▼

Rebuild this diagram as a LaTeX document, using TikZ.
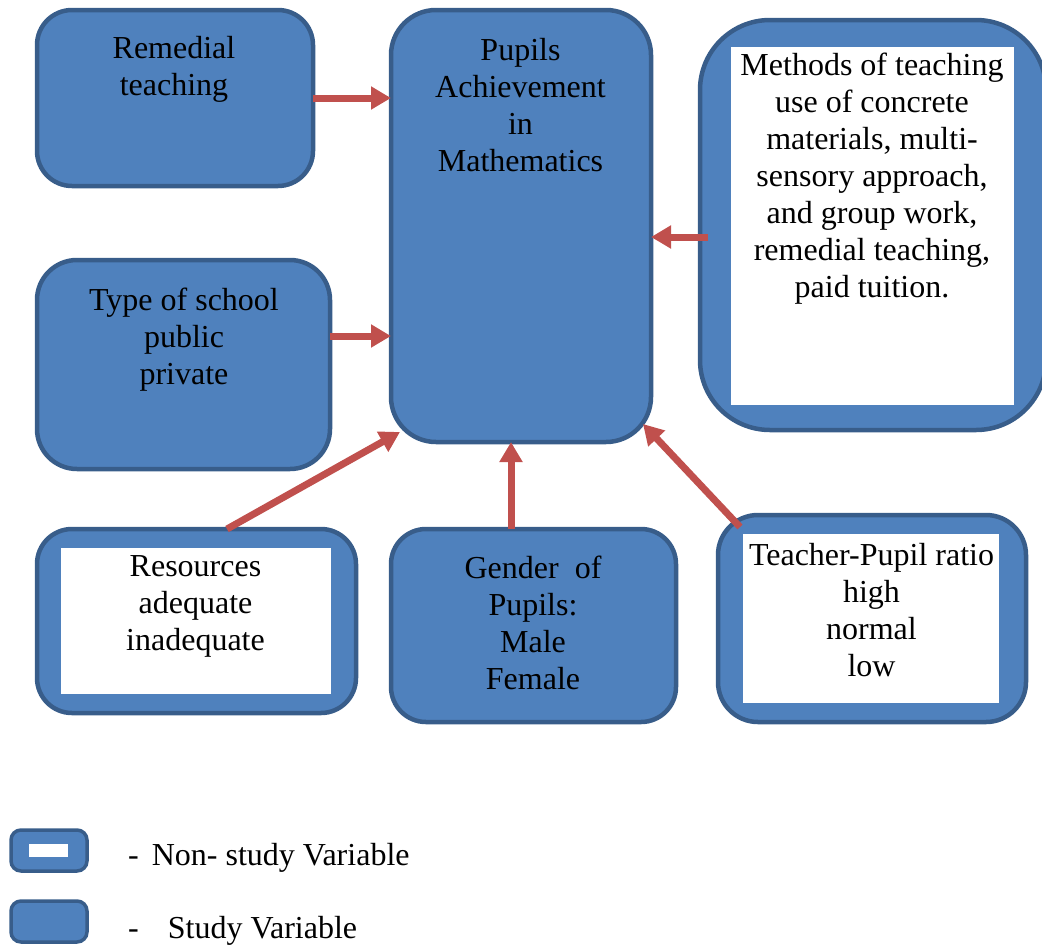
\documentclass[tikz,border=0pt]{standalone}
\usepackage{fontspec}
\setmainfont{Liberation Serif}
\usetikzlibrary{arrows.meta,calc}
\definecolor{boxfill}{HTML}{4F81BD}
\definecolor{boxline}{HTML}{385D8A}
\definecolor{arrowred}{HTML}{C0504D}
\begin{document}
\begin{tikzpicture}[x=1pt,y=-1pt,
  varbox/.style={draw=boxline, fill=boxfill, line width=4.5pt, rounded corners=#1,
    inner sep=0pt, outer sep=0pt, rectangle},
  legbox/.style={draw=boxline, fill=boxfill, line width=3.5pt, rounded corners=10pt,
    inner sep=0pt, outer sep=0pt, rectangle, minimum width=76pt, minimum height=41pt},
  whitebox/.style={fill=white, draw=none, inner sep=0pt, outer sep=0pt, rectangle},
  label/.style={font=\fontsize{32}{37}\selectfont, align=center, anchor=base, inner sep=0pt},
  legtext/.style={font=\fontsize{32}{37}\selectfont, anchor=base west, inner sep=0pt},
  link/.style={draw=arrowred, line width=7pt, -{Triangle[length=20pt,width=22pt]}}]
\useasboundingbox (0,0) rectangle (1042,946);

% boxes
\node[varbox=35pt, minimum width=276pt, minimum height=176pt] (rem) at (175,98) {};
\node[varbox=45pt, minimum width=260pt, minimum height=432pt] (pa) at (521,226) {};
\node[varbox=70pt, minimum width=346pt, minimum height=410pt] (meth) at (873,225) {};
\node[varbox=40pt, minimum width=293pt, minimum height=209pt] (type) at (183.5,364.5) {};
\node[varbox=35pt, minimum width=319pt, minimum height=184pt] (res) at (196.5,621) {};
\node[varbox=35pt, minimum width=285pt, minimum height=193pt] (gen) at (533.5,625.5) {};
\node[varbox=40pt, minimum width=308pt, minimum height=207pt] (tea) at (872,618.5) {};

% white inner panels (non-study variables)
\node[whitebox, minimum width=283pt, minimum height=358pt] (methw) at (872.5,226) {};
\node[whitebox, minimum width=270pt, minimum height=146pt] (resw) at (196,621) {};
\node[whitebox, minimum width=256pt, minimum height=169pt] (teaw) at (871,618.5) {};

% texts (anchor = baseline of the last line)
\node[label] (remt) at (174,95) {Remedial\\teaching};
\node[label] (pat) at (520.5,171) {Pupils\\Achievement\\in\\Mathematics};
\node[label] (metht) at (872,297) {Methods of teaching\\use of concrete\\materials, multi-\\sensory approach,\\and group work,\\remedial teaching,\\paid tuition.};
\node[label] (typet) at (184,384) {Type of school\\public\\private};
\node[label] (rest) at (195.5,650) {Resources\\adequate\\inadequate};
\node[label] (gent) at (533,689) {Gender\ \ of\\Pupils:\\Male\\Female};
\node[label] (teat) at (871.5,676) {Teacher-Pupil ratio\\high\\normal\\low};

% connector end points
\coordinate (t2) at ($(type.east)+(0,-28.5)$);
\coordinate (m3) at ($(meth.west)+(8,12)$);
\coordinate (r4) at ($(res.north)+(30.5,0)$);
\coordinate (p4) at ($(pa.south west)+(9,-10)$);
\coordinate (g5) at ($(gen.north)+(-22.5,0)$);
\coordinate (t6) at ($(tea.north west)+(22,12)$);
\coordinate (p6) at ($(pa.south east)+(-8,-18)$);

% connectors
\draw[link] (rem.east) -- (pa.west |- rem.east);
\draw[link] (t2) -- (pa.west |- t2);
\draw[link] (m3) -- (pa.east |- m3);
\draw[link] (r4) -- (p4);
\draw[link] (g5) -- (g5 |- pa.south);
\draw[link] (t6) -- (p6);

% legend
\node[legbox] (leg1) at (49,850.5) {};
\node[whitebox, minimum width=39pt, minimum height=13pt] (leg1w) at (48.5,850.5) {};
\node[legbox] (leg2) at (49,921.5) {};
\node[legtext] (leg1t) at (128,865) {-\hspace{13pt}Non- study Variable};
\node[legtext] (leg2t) at (128,938) {-\hspace{29pt}Study Variable};
\end{tikzpicture}
\end{document}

▲

- _Task description_
Write the lines above out again exactly, without any of their pictures.

- _Output for this exercise_
Rebuild this diagram as a LaTeX document, using TikZ.
\documentclass[tikz,border=0pt]{standalone}
\usepackage{fontspec}
\setmainfont{Liberation Serif}
\usetikzlibrary{arrows.meta,calc}
\definecolor{boxfill}{HTML}{4F81BD}
\definecolor{boxline}{HTML}{385D8A}
\definecolor{arrowred}{HTML}{C0504D}
\begin{document}
\begin{tikzpicture}[x=1pt,y=-1pt,
  varbox/.style={draw=boxline, fill=boxfill, line width=4.5pt, rounded corners=#1,
    inner sep=0pt, outer sep=0pt, rectangle},
  legbox/.style={draw=boxline, fill=boxfill, line width=3.5pt, rounded corners=10pt,
    inner sep=0pt, outer sep=0pt, rectangle, minimum width=76pt, minimum height=41pt},
  whitebox/.style={fill=white, draw=none, inner sep=0pt, outer sep=0pt, rectangle},
  label/.style={font=\fontsize{32}{37}\selectfont, align=center, anchor=base, inner sep=0pt},
  legtext/.style={font=\fontsize{32}{37}\selectfont, anchor=base west, inner sep=0pt},
  link/.style={draw=arrowred, line width=7pt, -{Triangle[length=20pt,width=22pt]}}]
\useasboundingbox (0,0) rectangle (1042,946);

% boxes
\node[varbox=35pt, minimum width=276pt, minimum height=176pt] (rem) at (175,98) {};
\node[varbox=45pt, minimum width=260pt, minimum height=432pt] (pa) at (521,226) {};
\node[varbox=70pt, minimum width=346pt, minimum height=410pt] (meth) at (873,225) {};
\node[varbox=40pt, minimum width=293pt, minimum height=209pt] (type) at (183.5,364.5) {};
\node[varbox=35pt, minimum width=319pt, minimum height=184pt] (res) at (196.5,621) {};
\node[varbox=35pt, minimum width=285pt, minimum height=193pt] (gen) at (533.5,625.5) {};
\node[varbox=40pt, minimum width=308pt, minimum height=207pt] (tea) at (872,618.5) {};

% white inner panels (non-study variables)
\node[whitebox, minimum width=283pt, minimum height=358pt] (methw) at (872.5,226) {};
\node[whitebox, minimum width=270pt, minimum height=146pt] (resw) at (196,621) {};
\node[whitebox, minimum width=256pt, minimum height=169pt] (teaw) at (871,618.5) {};

% texts (anchor = baseline of the last line)
\node[label] (remt) at (174,95) {Remedial\\teaching};
\node[label] (pat) at (520.5,171) {Pupils\\Achievement\\in\\Mathematics};
\node[label] (metht) at (872,297) {Methods of teaching\\use of concrete\\materials, multi-\\sensory approach,\\and group work,\\remedial teaching,\\paid tuition.};
\node[label] (typet) at (184,384) {Type of school\\public\\private};
\node[label] (rest) at (195.5,650) {Resources\\adequate\\inadequate};
\node[label] (gent) at (533,689) {Gender\ \ of\\Pupils:\\Male\\Female};
\node[label] (teat) at (871.5,676) {Teacher-Pupil ratio\\high\\normal\\low};

% connector end points
\coordinate (t2) at ($(type.east)+(0,-28.5)$);
\coordinate (m3) at ($(meth.west)+(8,12)$);
\coordinate (r4) at ($(res.north)+(30.5,0)$);
\coordinate (p4) at ($(pa.south west)+(9,-10)$);
\coordinate (g5) at ($(gen.north)+(-22.5,0)$);
\coordinate (t6) at ($(tea.north west)+(22,12)$);
\coordinate (p6) at ($(pa.south east)+(-8,-18)$);

% connectors
\draw[link] (rem.east) -- (pa.west |- rem.east);
\draw[link] (t2) -- (pa.west |- t2);
\draw[link] (m3) -- (pa.east |- m3);
\draw[link] (r4) -- (p4);
\draw[link] (g5) -- (g5 |- pa.south);
\draw[link] (t6) -- (p6);

% legend
\node[legbox] (leg1) at (49,850.5) {};
\node[whitebox, minimum width=39pt, minimum height=13pt] (leg1w) at (48.5,850.5) {};
\node[legbox] (leg2) at (49,921.5) {};
\node[legtext] (leg1t) at (128,865) {-\hspace{13pt}Non- study Variable};
\node[legtext] (leg2t) at (128,938) {-\hspace{29pt}Study Variable};
\end{tikzpicture}
\end{document}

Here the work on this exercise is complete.